Heat, smoke and Covid are battering the workers who feed America [New York Times]
… Like the gossamer layer of ash and dust that is settling on the trees in Central California, climate change is adding on to the hazards already faced by some of the country’s poorest, most neglected laborers. … Hundreds of thousands of men and women like Ms. Flores continue to pluck, weed, and pack produce for the nation here, as temperatures soar into the triple digits for days at a time and the air turns to a soup of dust and smoke, stirred with pollution from truck tailpipes and chemicals sprayed on the fields, not to mention pollution from the old oil wells that dot parts of the valley.
First the coronavirus pandemic and now wildfire smoke: A look at farmworkers’ health [KXTV, Sacramento]
Amid the coronavirus pandemic and now wildfires, farmworkers continue to work to help put food on tables all across the country. But are those essential workers being given the proper equipment to stay healthy? … ABC10 spoke with Juana Gonzalez who said every farmworker is responsible for getting their own mask. … John Aguirre the president of the California Association of Winegrape Growers said farmworkers have rights. “It is the responsibility under the regulation that a farmer makes a mask available to workers when air quality index hits 151, and there need to be hazard communications.”
‘Smoke taint’ on grapes may mean almost no wine to make in 2020, Sonoma vintner says [San Francisco Chronicle]
… Conventional wisdom says that it takes 10 days of prolonged, heavy smoke exposure to seriously damage wine grapes, an effect called smoke taint. But Dorrance said his personal experience suggests otherwise. He’s made wines from wildfire-adjacent vineyards before that seemed OK at first, but six months later were overcome by smokiness. This time around, he says, he can already taste the effects of smoke on some grapes hanging near the Walbridge Fire, which has burned more than 52,000 acres in northern Sonoma County.
California fires: Want to control blazes? Start more, experts say [New York Times]
… In recent years, momentum has built for purposefully setting fires in certain areas to help thin vegetation and restore ecosystems that would naturally burn more frequently, if not for California’s policy of more than a century requiring that all fires be put out. … But the challenge now is getting enough funding to use prescribed burns — which require lots of on-the-ground work and monitoring — and getting the green light to conduct prescribed burns in places where residents might be concerned about fires escaping or fouling the air.

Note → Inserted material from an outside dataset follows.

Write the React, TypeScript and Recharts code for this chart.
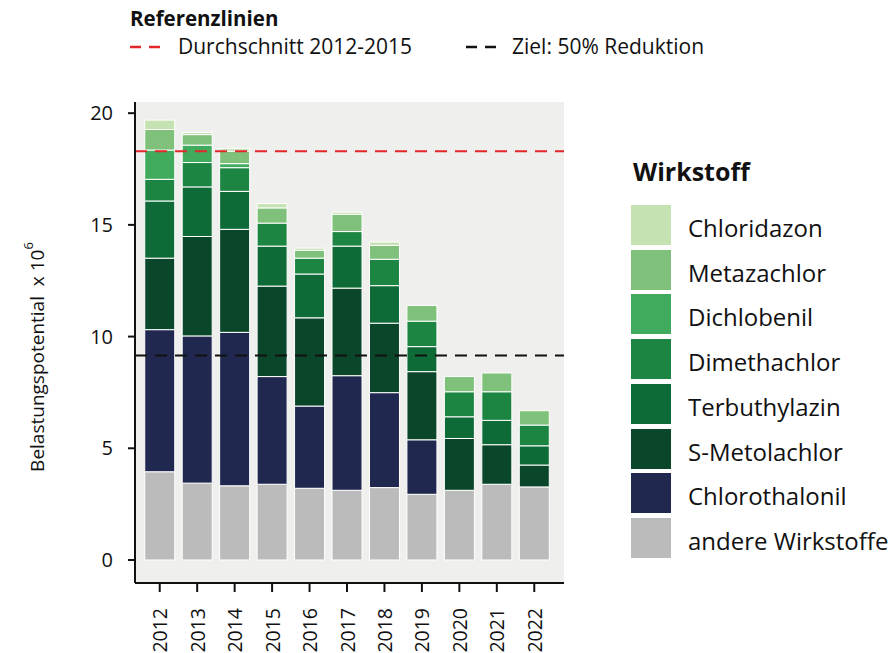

Opinion: Wildfires show it’s time to change the narrative around the ‘resilient’ farmer [San Francisco Chronicle]
… Farmers are resilient. We are determined and passionate about our difficult work, and we are dedicated to feeding our communities despite the challenges inherent in food production. And in many ways, that resilience is a problem. … True resilience in our farming system would be having the ability, social safety nets and financial security to leave your farm in the face of fires without fear of financial ruin from loss of market or assets.
Desert water basin hopes to dive into California water market [Bakersfield Californian]
If you’ve got water for sale, the Indian Wells Valley Groundwater Authority has $50 million to spend. … This is all part of the state’s mandate that overdrafted aquifers bring their basins into balance by 2040 under the Sustainable Groundwater Management Act. … As part of its sustainability plan submitted to the Department of Water Resources earlier this year, the authority outlined a fallowing program and “transient pool” concept that will likely drive most agriculture out of the valley. … The valley will still need to import water, an extremely pricey move.